Franco Nero heroically volunteers to spearhead the Kevin Spacey redemption campaign

Franco Nero heroically volunteers to spearhead the Kevin Spacey redemption campaign
Franco Nero (Sebastian Reuter/Getty Images for Constantin Film), Kevin Spacey (Nicole Harnishfeger-Pool/Getty Images) Image: The A.V. Club

“Cancel culture” is an illusion, most frequently conjured up exclusively by people who are utterly terrified of it for no particular reason, but in case you need more proof that it doesn’t exist: Kevin Spacey is back! And in a real movie (well…), not one of those goddamned “Let Me Be Frank” nightmares that he sometimes posts on Holidays. This comes from Variety, which says Spacey is going to make a “cameo” in L’uomo Che Disegnò Dio, an upcoming “low-budget indie” Italian film directed by Franco Nero. Vanessa Redgrave, Nero’s wife, might also be in the movie “if she can travel from England to Italy,” but that would also just be a cameo.

So it’s not a big-time Hollywood production, but Nero is making it pretty clear that he specifically chose Spacey for this nothing role and not that he just had to go with Spacey because he was the only actor available—after all, this is a Franco Nero movie (from Django!), and he’s got to have some pull in the Italian movie industry.
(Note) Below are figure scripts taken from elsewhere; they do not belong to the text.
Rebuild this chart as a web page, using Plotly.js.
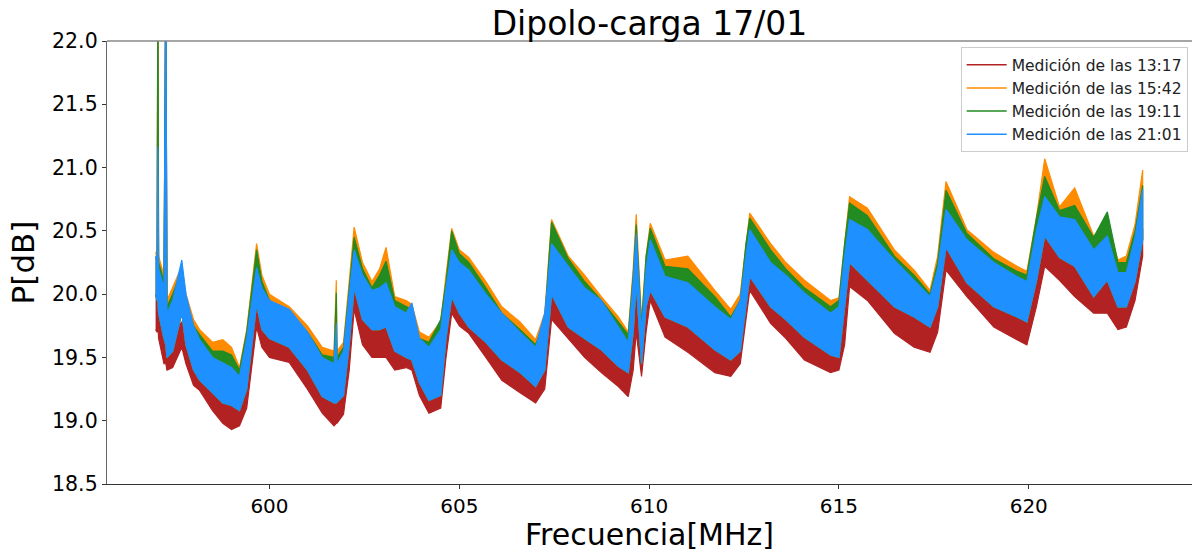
<!DOCTYPE html>
<html>
<head>
<meta charset="utf-8">
<script src="https://cdn.plot.ly/plotly-3.0.1.min.js"></script>
<style>
  html, body { margin: 0; padding: 0; background: #fff; }
  #chart { width: 1194px; height: 551px; }
</style>
</head>
<body>
<div id="chart"></div>
<script>
// Frequency samples (MHz)
const freq = [597.00,597.04,597.06,597.08,597.22,597.27,597.30,597.45,597.69,597.80,
  598.00,598.16,598.50,598.77,599.00,599.21,599.40,599.66,599.80,600.00,
  600.52,601.00,601.39,601.70,601.76,601.78,601.95,602.10,602.23,602.45,
  602.70,602.90,603.07,603.30,603.60,603.75,603.95,604.20,604.51,604.65,
  604.80,605.00,605.25,605.70,606.12,606.60,607.01,607.25,607.43,607.87,
  608.30,608.74,609.19,609.45,609.58,609.66,609.80,609.92,610.03,610.42,
  611.02,611.73,612.15,612.40,612.55,612.65,613.20,613.60,614.09,614.78,
  615.00,615.15,615.28,615.75,616.46,616.98,617.40,617.60,617.82,618.37,
  619.08,619.69,619.95,620.20,620.42,620.81,621.21,621.71,622.07,622.35,
  622.57,622.80,623.00];

// 21:01 (blue) upper / lower envelope of the noisy trace
const blueHi = [20.30,20.25,21.16,20.20,20.05,22.60,19.85,19.95,20.27,20.00,
  19.75,19.64,19.50,19.46,19.42,19.35,19.65,20.21,20.05,19.95,
  19.88,19.70,19.50,19.45,19.77,19.45,19.55,20.00,20.35,20.15,
  20.03,20.05,20.09,19.90,19.85,19.93,19.65,19.58,19.72,20.05,
  20.35,20.25,20.19,20.00,19.85,19.70,19.58,19.85,20.40,20.22,
  20.05,19.95,19.74,19.62,20.10,20.48,19.70,20.20,20.43,20.14,
  20.09,19.90,19.80,19.95,20.30,20.51,20.25,20.15,20.01,19.85,
  19.90,20.30,20.59,20.51,20.27,20.11,19.98,20.20,20.67,20.43,
  20.25,20.14,20.10,20.50,20.77,20.61,20.59,20.35,20.46,20.17,
  20.17,20.45,20.83];
const blueLo = [20.00,19.95,19.95,19.85,19.65,19.60,19.50,19.55,19.85,19.60,
  19.40,19.32,19.22,19.14,19.12,19.08,19.25,19.92,19.72,19.65,
  19.58,19.40,19.19,19.14,19.14,19.14,19.20,19.60,20.05,19.80,
  19.72,19.72,19.74,19.55,19.50,19.48,19.30,19.16,19.20,19.65,
  19.98,19.85,19.74,19.62,19.48,19.38,19.27,19.40,20.00,19.74,
  19.65,19.56,19.43,19.38,19.70,20.10,19.45,19.90,20.03,19.82,
  19.74,19.56,19.48,19.55,19.90,20.14,19.90,19.80,19.66,19.52,
  19.50,19.90,20.25,20.11,19.90,19.82,19.74,19.90,20.37,20.09,
  19.90,19.82,19.78,20.10,20.46,20.29,20.22,19.98,20.11,19.90,
  19.90,20.10,20.43];

// 13:17 (red) upper / lower envelope
const redHi = [20.00,19.95,22.60,19.90,19.75,22.60,19.60,19.70,19.78,19.70,
  19.55,19.45,19.35,19.25,19.22,19.15,19.45,19.98,19.85,19.75,
  19.65,19.50,19.30,19.25,19.25,19.25,19.40,19.80,20.14,19.95,
  19.80,19.80,19.77,19.65,19.60,19.55,19.40,19.30,19.45,19.95,
  20.14,20.00,19.95,19.75,19.60,19.45,19.35,19.55,20.14,19.95,
  19.80,19.70,19.55,19.45,19.80,20.20,19.60,20.00,20.11,19.95,
  19.80,19.65,19.55,19.75,20.10,20.33,20.00,19.90,19.75,19.60,
  19.62,20.10,20.35,20.20,20.00,19.85,19.78,20.00,20.46,20.15,
  20.00,19.90,19.88,20.30,20.56,20.35,20.30,20.10,20.15,19.95,
  19.95,20.20,20.52];
const redLo = [19.72,19.70,19.75,19.65,19.45,19.45,19.40,19.42,19.58,19.45,
  19.28,19.24,19.08,18.98,18.93,18.96,19.10,19.74,19.58,19.50,
  19.46,19.25,19.06,18.96,18.98,18.98,19.05,19.40,19.88,19.60,
  19.50,19.50,19.50,19.40,19.42,19.40,19.20,19.06,19.10,19.50,
  19.85,19.75,19.69,19.50,19.32,19.22,19.14,19.25,19.80,19.65,
  19.50,19.38,19.27,19.19,19.40,19.70,19.35,19.70,19.95,19.66,
  19.54,19.38,19.35,19.45,19.80,20.03,19.77,19.65,19.48,19.38,
  19.40,19.60,20.06,19.95,19.69,19.58,19.54,19.70,20.19,19.98,
  19.74,19.64,19.60,19.90,20.22,20.11,19.98,19.85,19.85,19.72,
  19.74,19.95,20.30];

// 15:42 (orange) upper envelope; its lower edge lies under the blue band
const orangeHi = [20.32,20.35,22.60,20.30,20.15,22.60,19.95,20.05,20.22,20.00,
  19.80,19.72,19.62,19.64,19.58,19.42,19.72,20.40,20.15,20.00,
  19.90,19.75,19.58,19.55,20.11,19.55,19.62,20.10,20.53,20.25,
  20.10,20.20,20.37,19.98,19.95,19.92,19.70,19.66,19.78,20.15,
  20.52,20.35,20.29,20.10,19.90,19.78,19.64,19.85,20.59,20.30,
  20.15,19.98,19.82,19.70,20.20,20.63,19.80,20.30,20.56,20.27,
  20.30,20.03,19.88,20.00,20.40,20.64,20.40,20.25,20.11,19.95,
  19.97,20.40,20.77,20.68,20.35,20.19,20.03,20.30,20.89,20.51,
  20.33,20.22,20.18,20.60,21.07,20.69,20.84,20.46,20.55,20.27,
  20.30,20.55,20.98];

// 19:11 (green) upper envelope; its lower edge lies under the blue band
const greenHi = [20.28,20.30,22.60,20.25,20.10,22.60,19.90,20.00,20.20,19.95,
  19.75,19.68,19.55,19.55,19.52,19.40,19.70,20.35,20.10,19.95,
  19.85,19.70,19.52,19.50,20.01,19.50,19.58,20.05,20.45,20.20,
  20.05,20.15,20.26,19.95,19.90,19.88,19.65,19.62,19.80,20.10,
  20.50,20.32,20.25,20.05,19.85,19.72,19.60,19.80,20.57,20.28,
  20.10,19.95,19.78,19.68,20.15,20.55,19.75,20.30,20.52,20.22,
  20.20,19.98,19.82,19.95,20.40,20.60,20.35,20.20,20.05,19.90,
  19.95,20.40,20.72,20.62,20.30,20.15,20.00,20.25,20.82,20.48,
  20.28,20.18,20.15,20.60,20.93,20.66,20.70,20.45,20.65,20.25,
  20.25,20.50,20.86];

const seriesNames = ['Medición de las 13:17','Medición de las 15:42','Medición de las 19:11','Medición de las 21:01'];
const seriesColors = ['#b22222','#ff8c00','#228b22','#1e90ff'];
const xTicks = [600,605,610,615,620];
const yTicks = [18.5,19.0,19.5,20.0,20.5,21.0,21.5,22.0];
const yTickText = ['18.5','19.0','19.5','20.0','20.5','21.0','21.5','22.0'];
const xTitle = 'Frecuencia[MHz]';

function band(hi, lo, color) {
  const xr = freq.slice().reverse();
  return {
    x: freq.concat(xr),
    y: hi.concat(lo.slice().reverse()),
    type: 'scatter', mode: 'lines', fill: 'toself',
    fillcolor: color, line: {color: color, width: 1.2},
    showlegend: false, hoverinfo: 'skip'
  };
}

const traces = [
  band(redHi, redLo, seriesColors[0]),
  band(orangeHi, blueLo, seriesColors[1]),
  band(greenHi, blueLo, seriesColors[2]),
  band(blueHi, blueLo, seriesColors[3])
];
seriesNames.forEach((n, i) => {
  traces.push({x: [null], y: [null], type: 'scatter', mode: 'lines', name: n,
    legendgroup: 'g' + i, line: {color: seriesColors[i], width: 1.5}});
});

const font = 'DejaVu Sans, sans-serif';
const layout = {
  width: 1194, height: 551,
  margin: {l: 107, r: 2, t: 41, b: 67},
  paper_bgcolor: '#fff', plot_bgcolor: '#fff',
  font: {family: font, color: '#000'},
  title: {text: 'Dipolo-carga 17/01', font: {family: font, size: 33, color: '#000'},
    x: 0.5, xref: 'paper', y: 1 - 23/551, yref: 'container', yanchor: 'middle'},
  xaxis: {range: [595.72, 624.3], tickvals: xTicks, ticktext: xTicks.map(String),
    showgrid: false, zeroline: false, showline: true, linecolor: '#333', linewidth: 1.2,
    ticks: 'outside', ticklen: 4, tickcolor: '#333', tickfont: {family: font, size: 20, color: '#000'},
    automargin: false},
  yaxis: {range: [18.5, 22.0], tickvals: yTicks, ticktext: yTickText,
    showgrid: false, zeroline: false, showline: true, linecolor: '#666', linewidth: 1.2,
    ticks: 'outside', ticklen: 4, tickcolor: '#333', tickfont: {family: font, size: 20.5, color: '#000'},
    title: {text: 'P[dB]', font: {family: font, size: 31, color: '#000'}, standoff: 8},
    automargin: false},
  annotations: [{text: xTitle, xref: 'paper', yref: 'paper', x: 0.5, y: -50/443,
    xanchor: 'center', yanchor: 'middle', showarrow: false,
    font: {family: font, size: 30, color: '#000'}}],
  shapes: [{type: 'line', xref: 'paper', yref: 'paper', x0: 0, x1: 1, y0: 1, y1: 1,
    line: {color: '#888', width: 1.5}}],
  legend: {x: 0.996, xanchor: 'right', y: 0.986, yanchor: 'top',
    bgcolor: 'rgba(255,255,255,0.85)', bordercolor: '#ccc', borderwidth: 1,
    font: {family: font, size: 15.5, color: '#222'}, traceorder: 'grouped', tracegroupgap: 0,
    itemwidth: 40}
};

Plotly.newPlot('chart', traces, layout, {staticPlot: true, displayModeBar: false});
</script>
</body>
</html>
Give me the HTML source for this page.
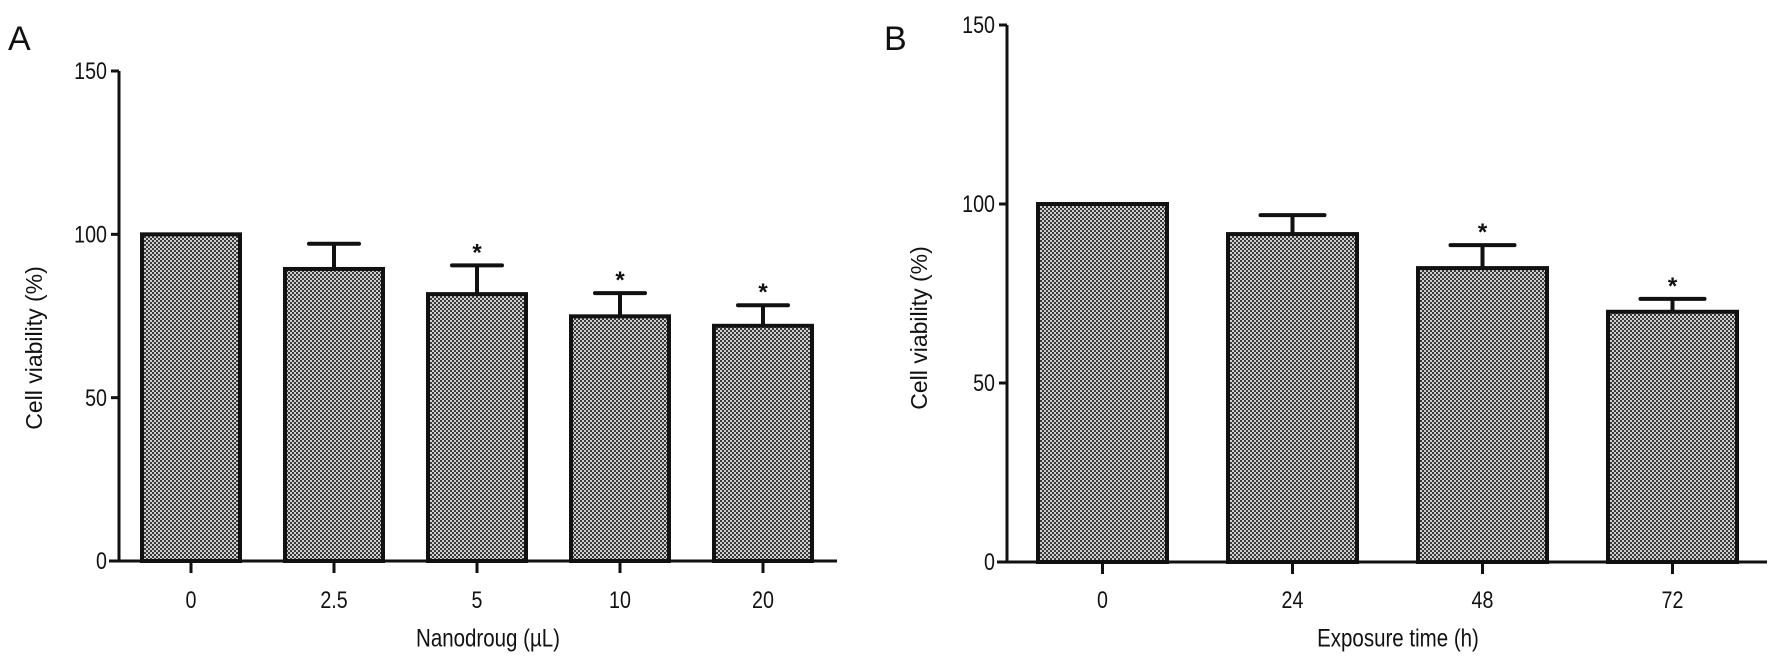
<!DOCTYPE html>
<html><head><meta charset="utf-8"><style>
html,body{margin:0;padding:0;background:#fff;}
svg{display:block;}
text{font-family:"Liberation Sans",sans-serif;fill:#111;}
</style></head><body>
<svg id="c" width="1777" height="658" viewBox="0 0 1777 658" xmlns="http://www.w3.org/2000/svg">
<defs>
<pattern id="chk" width="4" height="4" patternUnits="userSpaceOnUse">
<rect width="4" height="4" fill="#cfcfcf"/>
<rect width="2" height="2" fill="#3a3a3a"/>
<rect x="2" y="2" width="2" height="2" fill="#3a3a3a"/>
</pattern>
</defs>
</svg>
<script>
const catsA = ["0","2.5","5","10","20"];
const valsA = [100, 89.4, 81.7, 74.9, 72];
const errA = [0, 97.1, 90.5, 82, 78.3];
const sigA = [false, false, true, true, true];
const catsB = ["0","24","48","72"];
const valsB = [100, 91.6, 82.1, 69.9];
const errB = [0, 96.9, 88.5, 73.5];
const sigB = [false, false, true, true];
const ticks = [0, 50, 100, 150];

const svg = document.getElementById('c');
const NS = 'http://www.w3.org/2000/svg';
function mk(tag, attrs, parent){
  const e = document.createElementNS(NS, tag);
  for (const k in attrs) e.setAttribute(k, attrs[k]);
  (parent||svg).appendChild(e);
  return e;
}
function txt(s, x, y, size, anchor, parent, rot){
  const g = mk('g', {transform: 'translate('+x+','+y+')' + (rot?' rotate(-90)':'') + ' scale(0.82,1)'}, parent);
  const t = mk('text', {x:0, y:0, 'font-size':size, 'text-anchor':anchor, 'dominant-baseline':'central'}, g);
  t.textContent = s;
  return t;
}

function panel(cfg){
  const g = mk('g', {});
  
  
  const y = v => cfg.y0 - v * (cfg.y0 - cfg.y150) / 150;
  const x = i => cfg.x0 + i * cfg.step;
  // y axis
  const ya = mk('line', {x1:cfg.ax, y1:cfg.y150, x2:cfg.ax, y2:cfg.y0, stroke:'#111', 'stroke-width':3}, g);
  
  
  ticks.forEach(t => {
    mk('line', {x1:cfg.ax-8, y1:y(t), x2:cfg.ax, y2:y(t), stroke:'#111', 'stroke-width':3}, g);
    const l = txt(String(t), cfg.ax-12, y(t), 24, 'end', g);
    
    
  });
  // x axis
  const xa = mk('line', {x1:cfg.ax-10, y1:cfg.y0, x2:cfg.xend, y2:cfg.y0, stroke:'#111', 'stroke-width':3}, g);
  
  
  cfg.cats.forEach((c, i) => {
    const cx = x(i);
    mk('line', {x1:cx, y1:cfg.y0, x2:cx, y2:cfg.y0+12, stroke:'#111', 'stroke-width':3}, g);
    const l = txt(c, cx, 600, 24, 'middle', g);
    
    
    // error bar
    if (cfg.err[i] > cfg.vals[i]) {
      const eb = mk('path', {d:'M'+cx+','+y(cfg.vals[i])+'V'+y(cfg.err[i])+'M'+(cx-cfg.cap/2)+','+y(cfg.err[i])+'H'+(cx+cfg.cap/2), stroke:'#111', 'stroke-width':4, fill:'none', 'stroke-linecap':'round'}, g);
      
      
    }
    const b = mk('rect', {x:cx-cfg.bw/2, y:y(cfg.vals[i]), width:cfg.bw, height:cfg.y0-y(cfg.vals[i]), fill:'url(#chk)', stroke:'#111', 'stroke-width':4}, g);
    
    
    if (cfg.sig[i]) {
      const s = mk('text', {x:cx, y:y(cfg.err[i])-5, 'font-size':24, 'font-weight':'bold', 'text-anchor':'middle'}, g);
      s.textContent = '*';
      
      
    }
  });
  const xt = txt(cfg.xtitle, cfg.xtx, 638, 25, 'middle', g);
  
  
  const yt = mk('text', {x:0, y:0, 'font-size':23, 'text-anchor':'middle', 'dominant-baseline':'central', transform:'translate('+cfg.ytx+','+cfg.yty+') rotate(-90)'}, g);
  yt.textContent = 'Cell viability (%)';
  
  
  const pl = mk('text', {x:cfg.lx, y:cfg.ly, 'font-size':34}, g);
  pl.textContent = cfg.label;
  
  
}

panel({name:'panel-a', cats:catsA, vals:valsA, err:errA, sig:sigA, ax:119, y0:561, y150:71, xend:837,
  x0:191, step:143, bw:98, cap:50, xtitle:'Nanodroug (\u00b5L)', xtx:488, ytx:34, yty:348, label:'A', lx:8, ly:50});
panel({name:'panel-b', cats:catsB, vals:valsB, err:errB, sig:sigB, ax:1007, y0:562, y150:25, xend:1767,
  x0:1102.5, step:190, bw:129, cap:64, xtitle:'Exposure time (h)', xtx:1398, ytx:919, yty:328, label:'B', lx:884, ly:50});
</script>
</body></html>
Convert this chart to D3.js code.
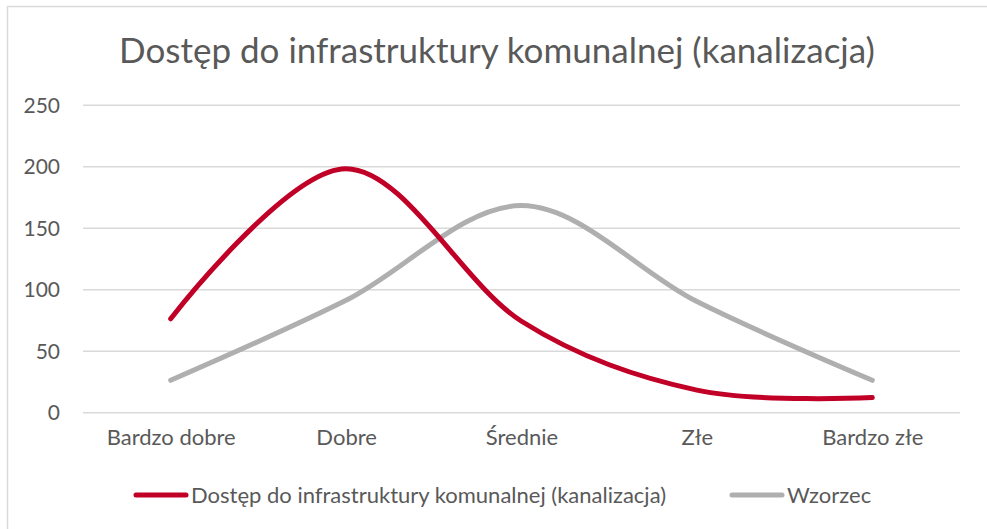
<!DOCTYPE html>
<html>
<head>
<meta charset="utf-8">
<script src="https://cdn.jsdelivr.net/npm/d3@7"></script>
<style>
  body { margin: 0; background: #fff; }
  text { font-family: Lato, "Open Sans", sans-serif; fill: #595959; }
</style>
</head>
<body>
<div id="chart"></div>
<script>
const categories = ['Bardzo dobre', 'Dobre', 'Średnie', 'Złe', 'Bardzo złe'];
const kanalizacja = [76, 198, 74, 18, 12];
const wzorzec = [26, 91, 168, 90, 26];
const yTicks = [0, 50, 100, 150, 200, 250];
const seriesNames = ['Dostęp do infrastruktury komunalnej (kanalizacja)', 'Wzorzec'];

const width = 987;
const height = 529;
const plot = {left: 83, right: 960, top: 104.7, bottom: 412.3};

const svg = d3.select('#chart')
    .append('svg')
    .attr('width', width)
    .attr('height', height);

// chart area frame
svg.append('rect')
    .attr('x', 7.5).attr('y', 6.5)
    .attr('width', width + 10).attr('height', height + 10)
    .style('fill', '#fff')
    .style('stroke', '#d9d9d9')
    .style('stroke-width', 1.5);

svg.append('text')
    .attr('x', 497)
    .attr('y', 63)
    .style('text-anchor', 'middle')
    .style('font-size', '35px')
    .text('Dostęp do infrastruktury komunalnej (kanalizacja)');

let x = d3.scalePoint()
    .domain(categories)
    .range([plot.left, plot.right])
    .padding(0.5);

let y = d3.scaleLinear()
    .domain([0, 250])
    .range([plot.bottom, plot.top]);

let grid = svg.append('g')
    .call(d3.axisLeft(y).tickValues(yTicks).tickSize(-(plot.right - plot.left)).tickFormat(''))
    .attr('transform', `translate(${plot.left}, 0)`);
grid.select('.domain').remove();
grid.selectAll('line').style('stroke', '#d9d9d9').style('stroke-width', 1.5);

let yLabels = svg.append('g')
    .attr('transform', 'translate(60, 0)')
    .call(d3.axisLeft(y).tickValues(yTicks).tickSize(0).tickPadding(0));
yLabels.select('.domain').remove();
yLabels.selectAll('text').style('font-size', '21px').style('fill', '#595959').attr('dy', '0.35em');

let xLabels = svg.append('g')
    .attr('transform', 'translate(0, 428)')
    .call(d3.axisBottom(x).tickSize(0).tickPadding(0));
xLabels.select('.domain').remove();
xLabels.selectAll('text').style('font-size', '22px').style('fill', '#595959').attr('dy', '0.75em');

const line = d3.line()
    .x((d, i) => x(categories[i]))
    .y(d => y(d))
    .curve(d3.curveCatmullRom.alpha(0));

svg.append('path')
    .datum(wzorzec)
    .attr('d', line)
    .style('fill', 'none')
    .style('stroke', '#afafaf')
    .style('stroke-width', 5)
    .style('stroke-linecap', 'round');

svg.append('path')
    .datum(kanalizacja)
    .attr('d', line)
    .style('fill', 'none')
    .style('stroke', '#c00027')
    .style('stroke-width', 5)
    .style('stroke-linecap', 'round');

// legend
const legendItems = [
    {name: seriesNames[0], color: '#c00027', x: 134},
    {name: seriesNames[1], color: '#afafaf', x: 730}
];
let legend = svg.append('g').attr('transform', 'translate(0, 495)');
legendItems.forEach(function(item) {
    legend.append('line')
        .attr('x1', item.x + 2).attr('x2', item.x + 52)
        .style('stroke', item.color)
        .style('stroke-width', 5)
        .style('stroke-linecap', 'round');
    legend.append('text')
        .attr('x', item.x + 57)
        .attr('y', 8)
        .style('font-size', '22px')
        .text(item.name);
});
</script>
</body>
</html>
Speaking with ABC News, Nero said that he’s “very happy” that Spacey “agreed to participate” in the movie, adding that he’s “a great actor.” This all comes a few weeks after a judge declared that an assault lawsuit against Kevin Spacey would not be allowed to proceed if the unnamed man who filed it didn’t agree to drop his anonymity.

Whether or not it’s a low-budget Italian indie, L’uomo Che Disegnò Dio will be Spacey’s first movie since 2018 when he appeared in Billionaire Boys Club. That movie was made before any allegations came out against Spacey but released after, and the distribution company specifically said that it wanted to release it out of respect for the rest of the cast and crew (which included Emma Roberts, Judd Nelson, and Billie Lourd). It made zero money. Before that, he was cut out of Ridley Scott’s All The Money In The World and replaced by Christopher Plummer.